▶ _YOUR OBJECTIVE_:
Your task is to retype the lines from the opening of the material through the line that includes "const yTicks = [0, -5, -10, -15, -20, -25]". Do not copy the pictures.

▶ _GIVEN MATERIAL_:
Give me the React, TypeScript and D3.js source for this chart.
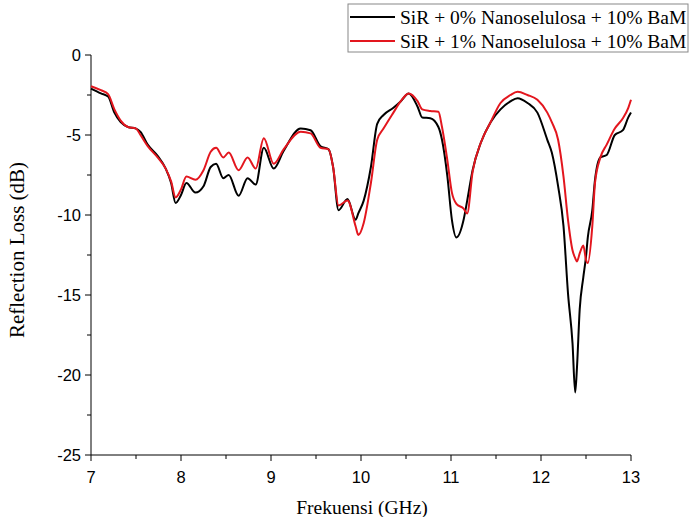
import * as d3 from 'd3'

// frequency grid (GHz) shared by both measurements
const freq = [
  7.0, 7.11, 7.19, 7.26, 7.33, 7.41, 7.5, 7.55, 7.63, 7.74, 7.83, 7.89, 7.94, 8.0, 8.06, 8.16,
  8.25, 8.33, 8.39, 8.47, 8.53, 8.64, 8.74, 8.83, 8.92, 9.03, 9.14, 9.33, 9.44, 9.55, 9.64, 9.69,
  9.75, 9.85, 9.94, 9.97, 10.03, 10.11, 10.18, 10.25, 10.36, 10.44, 10.53, 10.63, 10.68, 10.77,
  10.86, 10.9, 10.96, 11.01, 11.06, 11.14, 11.18, 11.24, 11.33, 11.44, 11.55, 11.66, 11.74, 11.85,
  11.96, 12.07, 12.12, 12.19, 12.25, 12.3, 12.35, 12.38, 12.4, 12.43, 12.47, 12.5, 12.52, 12.57,
  12.6, 12.66, 12.73, 12.82, 12.91, 12.97, 13.0
]

// SiR + 0% Nanoselulosa + 10% BaM
const rl0 = [
  -2.1, -2.4, -2.6, -3.6, -4.2, -4.5, -4.6, -4.8, -5.6, -6.3, -7.1, -8.0, -9.25, -8.75, -8.0, -8.6,
  -8.2, -7.0, -6.8, -7.7, -7.5, -8.8, -7.7, -8.1, -5.8, -7.1, -6.0, -4.6, -4.7, -5.7, -5.9, -7.0,
  -9.7, -9.0, -10.3, -9.9, -9.1, -7.0, -4.3, -3.75, -3.3, -2.9, -2.4, -3.25, -3.9, -3.95,
  -4.5, -5.3, -7.6, -10.3, -11.4, -10.3, -9.1, -7.2, -5.5, -4.2, -3.4, -2.9, -2.7, -3.0,
  -3.6, -5.3, -6.1, -8.2, -10.7, -14.9, -18.0, -21.1, -19.5, -15.9, -13.9, -12.6, -11.4, -9.7,
  -7.8, -6.4, -6.25, -5.0, -4.7, -3.9, -3.6
]

// SiR + 1% Nanoselulosa + 10% BaM
const rl1 = [
  -1.95, -2.2, -2.45, -3.4, -4.1, -4.5, -4.6, -5.0, -5.7, -6.4, -7.1, -7.9, -8.9, -8.4, -7.6, -7.8,
  -7.2, -6.05, -5.8, -6.4, -6.1, -7.2, -6.4, -7.1, -5.2, -6.8, -5.9, -4.8, -4.9, -5.8, -5.9, -7.0,
  -9.4, -9.1, -10.7, -11.25, -10.5, -8.0, -5.3, -4.6, -3.6, -2.9, -2.4, -2.9, -3.4, -3.5,
  -3.55, -4.5, -6.6, -8.6, -9.3, -9.6, -9.9, -7.3, -5.5, -4.2, -3.0, -2.5, -2.3, -2.5,
  -2.8, -3.6, -4.2, -5.3, -7.6, -10.3, -12.2, -12.7, -12.9, -12.4, -11.9, -12.8, -13.0, -10.7,
  -8.0, -6.4, -5.6, -4.6, -3.95, -3.3, -2.8
]

const series = [
  { label: 'SiR + 0% Nanoselulosa + 10% BaM', values: rl0, color: '#000000' },
  { label: 'SiR + 1% Nanoselulosa + 10% BaM', values: rl1, color: '#e3161e' }
]

const xTicks = [7, 8, 9, 10, 11, 12, 13]
const yTicks = [0, -5, -10, -15, -20, -25]

const W = 690
const H = 517
const left = 91
const right = 631
const top = 55
const bottom = 455

export default function App() {
  const x = d3.scaleLinear().domain([7, 13]).range([left, right])
  const y = d3.scaleLinear().domain([-25, 0]).range([bottom, top])
  const line = d3.line<number>()
    .x((_, i) => x(freq[i]))
    .y(d => y(d))
    .curve(d3.curveMonotoneX)

  const xMinor = d3.range(7.5, 13, 1)
  const yMinor = d3.range(-2.5, -25, -5)
  const tickFont = '"Liberation Sans", Arial, sans-serif'
  const serif = '"Liberation Serif", "Times New Roman", serif'

  return (
    <svg width={W} height={H} style={{ position: 'absolute', left: 0, top: 0, background: '#fff' }}>
      {/* axes */}
      <line x1={left} x2={left} y1={top} y2={bottom} stroke="#000" strokeWidth={1} />
      <line x1={left} x2={right} y1={bottom} y2={bottom} stroke="#000" strokeWidth={1} />
      {yTicks.map(t => (
        <g key={'y' + t}>
          <line x1={left - 6} x2={left} y1={y(t)} y2={y(t)} stroke="#000" />
          <text x={left - 10} y={y(t)} dy="0.35em" textAnchor="end" fontSize={16.5} fontFamily={tickFont}>{t}</text>
        </g>
      ))}
      {yMinor.map(t => (
        <line key={'ym' + t} x1={left - 4} x2={left} y1={y(t)} y2={y(t)} stroke="#000" />
      ))}
      {xTicks.map(t => (
        <g key={'x' + t}>
          <line x1={x(t)} x2={x(t)} y1={bottom} y2={bottom + 6} stroke="#000" />
          <text x={x(t)} y={bottom + 28} textAnchor="middle" fontSize={16.5} fontFamily={tickFont}>{t}</text>
        </g>
      ))}
      {xMinor.map(t => (
        <line key={'xm' + t} x1={x(t)} x2={x(t)} y1={bottom} y2={bottom + 4} stroke="#000" />
      ))}
      <text x={362} y={514} textAnchor="middle" fontSize={19.5} fontFamily={serif}>Frekuensi (GHz)</text>
      <text transform={`translate(24,${250}) rotate(-90)`} textAnchor="middle" fontSize={21} fontFamily={serif}>Reflection Loss (dB)</text>

      {/* curves */}
      {series.map(s => (
        <path key={s.label} d={line(s.values) || ''} fill="none" stroke={s.color} strokeWidth={2} strokeLinejoin="round" />
      ))}

      {/* legend */}
      <rect x={348} y={4} width={340} height={48} fill="#fff" stroke="#888" strokeWidth={1} />
      {series.map((s, i) => (
        <g key={'lg' + i} transform={`translate(350,${17 + i * 24})`}>
          <line x1={0} x2={45} y1={0} y2={0} stroke={s.color} strokeWidth={2} />
          <text x={50} y={0} dy="0.35em" fontSize={19.5} fontFamily={serif}>{s.label}</text>
        </g>
      ))}
    </svg>
  )
}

▶ _ANSWER TO THE PROBLEM_:
Give me the React, TypeScript and D3.js source for this chart.
import * as d3 from 'd3'

// frequency grid (GHz) shared by both measurements
const freq = [
  7.0, 7.11, 7.19, 7.26, 7.33, 7.41, 7.5, 7.55, 7.63, 7.74, 7.83, 7.89, 7.94, 8.0, 8.06, 8.16,
  8.25, 8.33, 8.39, 8.47, 8.53, 8.64, 8.74, 8.83, 8.92, 9.03, 9.14, 9.33, 9.44, 9.55, 9.64, 9.69,
  9.75, 9.85, 9.94, 9.97, 10.03, 10.11, 10.18, 10.25, 10.36, 10.44, 10.53, 10.63, 10.68, 10.77,
  10.86, 10.9, 10.96, 11.01, 11.06, 11.14, 11.18, 11.24, 11.33, 11.44, 11.55, 11.66, 11.74, 11.85,
  11.96, 12.07, 12.12, 12.19, 12.25, 12.3, 12.35, 12.38, 12.4, 12.43, 12.47, 12.5, 12.52, 12.57,
  12.6, 12.66, 12.73, 12.82, 12.91, 12.97, 13.0
]

// SiR + 0% Nanoselulosa + 10% BaM
const rl0 = [
  -2.1, -2.4, -2.6, -3.6, -4.2, -4.5, -4.6, -4.8, -5.6, -6.3, -7.1, -8.0, -9.25, -8.75, -8.0, -8.6,
  -8.2, -7.0, -6.8, -7.7, -7.5, -8.8, -7.7, -8.1, -5.8, -7.1, -6.0, -4.6, -4.7, -5.7, -5.9, -7.0,
  -9.7, -9.0, -10.3, -9.9, -9.1, -7.0, -4.3, -3.75, -3.3, -2.9, -2.4, -3.25, -3.9, -3.95,
  -4.5, -5.3, -7.6, -10.3, -11.4, -10.3, -9.1, -7.2, -5.5, -4.2, -3.4, -2.9, -2.7, -3.0,
  -3.6, -5.3, -6.1, -8.2, -10.7, -14.9, -18.0, -21.1, -19.5, -15.9, -13.9, -12.6, -11.4, -9.7,
  -7.8, -6.4, -6.25, -5.0, -4.7, -3.9, -3.6
]

// SiR + 1% Nanoselulosa + 10% BaM
const rl1 = [
  -1.95, -2.2, -2.45, -3.4, -4.1, -4.5, -4.6, -5.0, -5.7, -6.4, -7.1, -7.9, -8.9, -8.4, -7.6, -7.8,
  -7.2, -6.05, -5.8, -6.4, -6.1, -7.2, -6.4, -7.1, -5.2, -6.8, -5.9, -4.8, -4.9, -5.8, -5.9, -7.0,
  -9.4, -9.1, -10.7, -11.25, -10.5, -8.0, -5.3, -4.6, -3.6, -2.9, -2.4, -2.9, -3.4, -3.5,
  -3.55, -4.5, -6.6, -8.6, -9.3, -9.6, -9.9, -7.3, -5.5, -4.2, -3.0, -2.5, -2.3, -2.5,
  -2.8, -3.6, -4.2, -5.3, -7.6, -10.3, -12.2, -12.7, -12.9, -12.4, -11.9, -12.8, -13.0, -10.7,
  -8.0, -6.4, -5.6, -4.6, -3.95, -3.3, -2.8
]

const series = [
  { label: 'SiR + 0% Nanoselulosa + 10% BaM', values: rl0, color: '#000000' },
  { label: 'SiR + 1% Nanoselulosa + 10% BaM', values: rl1, color: '#e3161e' }
]

const xTicks = [7, 8, 9, 10, 11, 12, 13]
const yTicks = [0, -5, -10, -15, -20, -25]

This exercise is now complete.